JN: Jumping scales has been an interest throughout my career, nearly from the beginning. It started years ago designing booth layouts for the many design fairs I’ve been exhibited in, mostly in conjunction with galleries. These were always temporary. I didn’t promote this design work but I learned a lot working within this public forum. Last year I created a framework for an architectural photography exhibit for the Columbus Architectural archives. I did this in partnership with designer Rick Valicenti inside the I.M. Pei-designed library in Columbus, Indiana.  This cage-like exhibit was designed at the same time I was finishing the Nesci dome.
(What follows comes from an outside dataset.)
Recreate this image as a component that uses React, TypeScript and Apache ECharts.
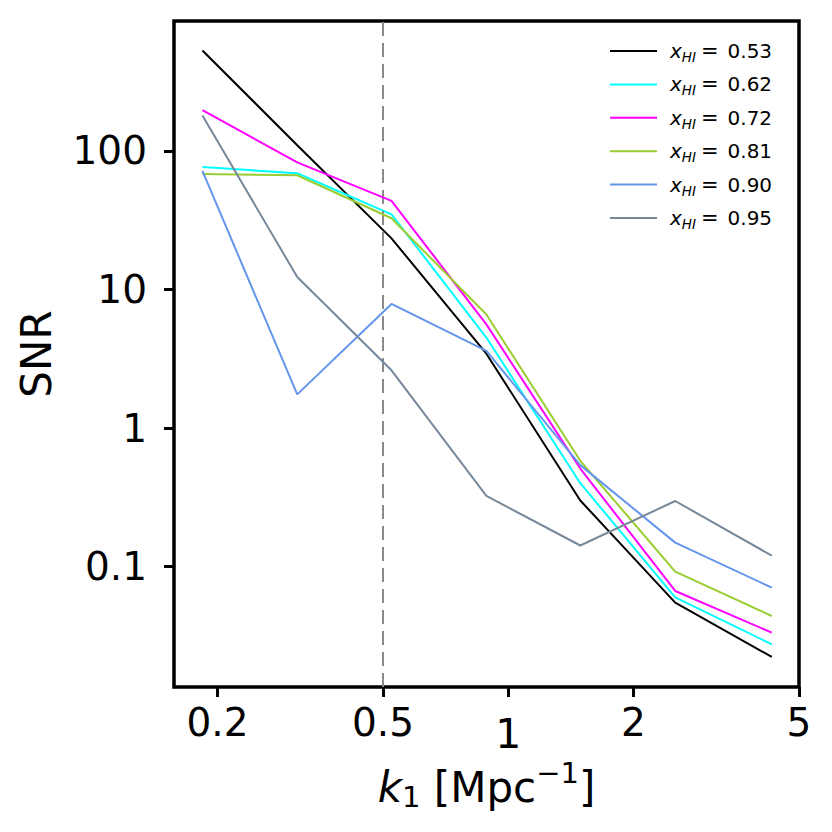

These structures were both commissioned as permanent installations and it’s fun to see how the public engages with these works. This public work is new for me and I’m hoping there are more projects like this in the future.

Ace Hotel Chicago Courtesy of Jonathan Nesci and Ace Hotel Chicago.

WW: Tell us a bit about HALE—your industrial design company. 

JN: HALE, my middle name, was established in 2006, though I dropped the name of my industrial design company about four years ago and settled on Jonathan Nesci alone. I found what I do is more in line with an artist than an industrial designer, but clearly there is a lot of overlap.

WW: For those visiting Chicago for EXPO, where would you recommend eating and seeing art at?

JN: I’d check out Jonathan Muecke’s show at Volume Gallery, David Hockney at Richard Gray, and the new design collection at the Art Institute of Chicago (AIC). I love the second-floor lobby of the Chicago Athletic Association for an informal meal and Big Star in Wicker Park is great for tacos.

WW: Is there an exhibition or piece of art you’ve seen recently that you’re still thinking about?

JN: Max Lamb had an exhibition at the AIC with an installation of unique chairs arranged in a large circle. It was a perfect presentation that also included process videos and material studies. The key piece of that show was this diminutive chair in split, solid, forged steel.

WW: What are you working on now?

JN: Over the past year I’ve been working on a new furniture system for the legendary fashion retailer Totokaelo and their updated SoHo location. I love working on new systems and am excited to launch this part furniture, part display system, in spring 2019. Additionally, I am working on two public designs for the city of Columbus, Indiana, where I live. The first is a design installation to honor Columbus native Chuck Taylor, known for his eponymous shoes, that will include a mashup of a basketball court and a half pipe. For the second project I’m serving on the committee to bring a new concrete skatepark designed by Finnish architect Janne Saario to Columbus. I feel like these skateable elements will prompt new focus on youth culture in this small city. Finally, I just launched a new venture called “w/”—pronounced “with”—which will be a platform for me to collaborate and exhibit with artists and designers. The inaugural partnership is with local Columbus ceramic artist named Robert Pulley who realized over a dozen of my designs in a black copper glazed ceramic.